The U.S. House of Representatives is expected to pass the Inflation Reduction Act today, which includes nearly $400 billion for clean energy initiatives. The legislation was approved by the Senate last weekend and, if signed into law, would be the country’s largest-ever investment in the fight against climate change.
University of Michigan experts are available to comment.
Barry Rabe is the J. Ira and Nicki Harris Family Professor of Public Policy at the Ford School of Public Policy and professor of political science and the environment. He studies U.S. climate policy, including issues of federal-state relations and the roles of respective branches of government. Rabe has written widely about these issues, including the evolution of the Clean Power Plan under President Obama and the subsequent Affordable Clean Energy Rule under President Trump, which are focal points in the current case. These are examined in his book, "Trump, the Administrative Presidency, and Federalism.”
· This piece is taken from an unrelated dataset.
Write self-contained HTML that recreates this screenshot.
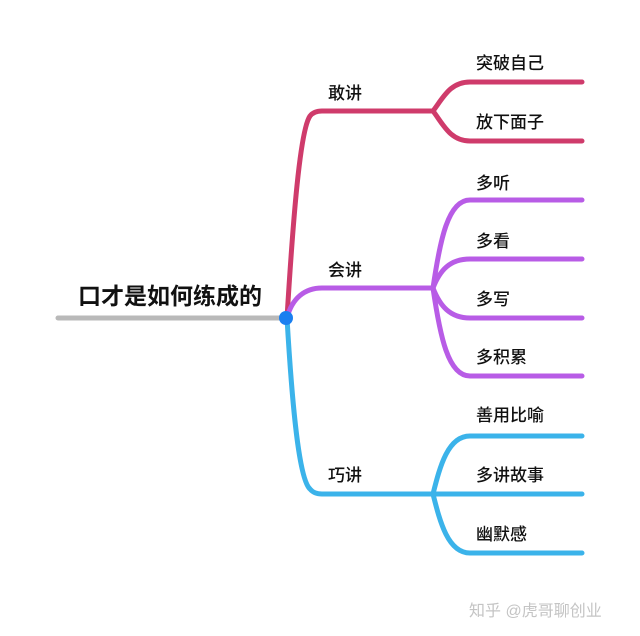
<!DOCTYPE html>
<html><head><meta charset="utf-8"><style>
html,body{margin:0;padding:0;background:#fff;}
svg{display:block;}
text{font-family:"Liberation Sans","Noto Sans CJK SC",sans-serif;fill:#111;}
</style></head><body>
<svg width="640" height="636" viewBox="0 0 640 636" xmlns="http://www.w3.org/2000/svg">
<g fill="none" stroke-linecap="round" stroke-width="5">
<line x1="58" y1="318" x2="286" y2="318" stroke="#b9b9b9"/>
<g stroke="#cf3b6b">
<path d="M287 318 C293 220 300 130 310 116 Q314 111 322 111 L433 111"/>
<path d="M433 111 C443 98 450 82 470 82 L582 82"/>
<path d="M433 111 C443 124 450 141 470 141 L582 141"/>
</g>
<g stroke="#b85ce6">
<path d="M287 318 C292 298 305 288 322 288 L433 288"/>
<path d="M433 288 C440 240 448 200 470 200 L582 200"/>
<path d="M433 288 C440 270 450 259 470 259 L582 259"/>
<path d="M433 288 C440 306 450 318 470 318 L582 318"/>
<path d="M433 288 C440 336 448 376 470 376 L582 376"/>
</g>
<g stroke="#3bb3ea">
<path d="M287 318 C293 420 300 480 310 489 Q314 494 322 494 L433 494"/>
<path d="M433 494 C440 466 448 436 470 436 L582 436"/>
<path d="M433 494 L582 494"/>
<path d="M433 494 C440 522 448 553 470 553 L582 553"/>
</g>
</g>
<circle cx="286" cy="318" r="7" fill="#1a7ff0"/>
<text x="78" y="304" font-size="23" font-weight="600">口才是如何练成的</text>
<g font-size="17" font-weight="500">
<text x="328" y="99">敢讲</text>
<text x="328" y="276">会讲</text>
<text x="328" y="481">巧讲</text>
<text x="476" y="69">突破自己</text>
<text x="476" y="128">放下面子</text>
<text x="476" y="189">多听</text>
<text x="476" y="247">多看</text>
<text x="476" y="305">多写</text>
<text x="476" y="363">多积累</text>
<text x="476" y="421">善用比喻</text>
<text x="476" y="481">多讲故事</text>
<text x="476" y="540">幽默感</text>
</g>
<text x="469" y="616" font-size="16" style="fill:#c4c4c4">知乎 @虎哥聊创业</text>
</svg>
</body></html>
"One major component of the legislation addresses methane, a major climate pollutant that has tended to get less attention than carbon dioxide until recently,” he said. "The new statute established a fee on methane releases from the oil and gas sector, designed to complement other regulatory policies that are being developed by the U.S. Environmental Protection Agency. With this step, the U.S. would join Norway as only the second major national producer of oil and gas to establish a tax or fee on methane emissions in an attempt to incentivize less waste.
"Methane has value as an energy source if captured, and its waste through venting and flaring has been a major contributor to American greenhouse gas emissions. The new federal methane fee is designed to work in tandem with federal and state regulations on methane to achieve significant reductions in this potent greenhouse gas. This increases the prospects that the United States could emerge as a global leader in this area.”
Drew Horning is special adviser to the U-M president for carbon neutrality and managing director of the Graham Sustainability Institute. He manages universitywide efforts to achieve carbon neutrality, and he previously served as administrative director for the U-M President’s Commission on Carbon Neutrality.
"The Inflation Reduction Act will play a critical role in accelerating the development and deployment of wide-ranging technological solutions that are needed to urgently address the global climate crisis,” he said. "This new federal investment should lead to breakthroughs and declining cost-curves that will be essential for institutions seeking to eliminate their greenhouse gas emissions. As U-M works toward universitywide carbon neutrality, I’m excited by the prospects of this legislation-for our university and others moving in a more sustainable direction.”
Richard Rood is a professor of climate and space sciences and engineering at the College of Engineering and professor at the School of Environment and Sustainability. He is an expert on U.S. weather modeling and can discuss the connection between weather, climate and society. He is also a co-principal investigator at the Great Lakes Integrated Sciences and Assessments, a federally funded partnership between U-M and Michigan State University.
"I am excited about the provisions of the Inflation Reduction Act, aka the ’Climate Bill,’” he said. "It is an interesting set of political compromises that should establish renewable energy and electrification of transportation as mainstream. It should accelerate current trends. There is investment in carbon capture and storage, which will be an important part of reducing carbon dioxide in the atmosphere. Also, it is a rare action at the national level that will help establish the U.S. as a credible actor on the international scale. This bill is an important start in reducing greenhouse gas emissions.”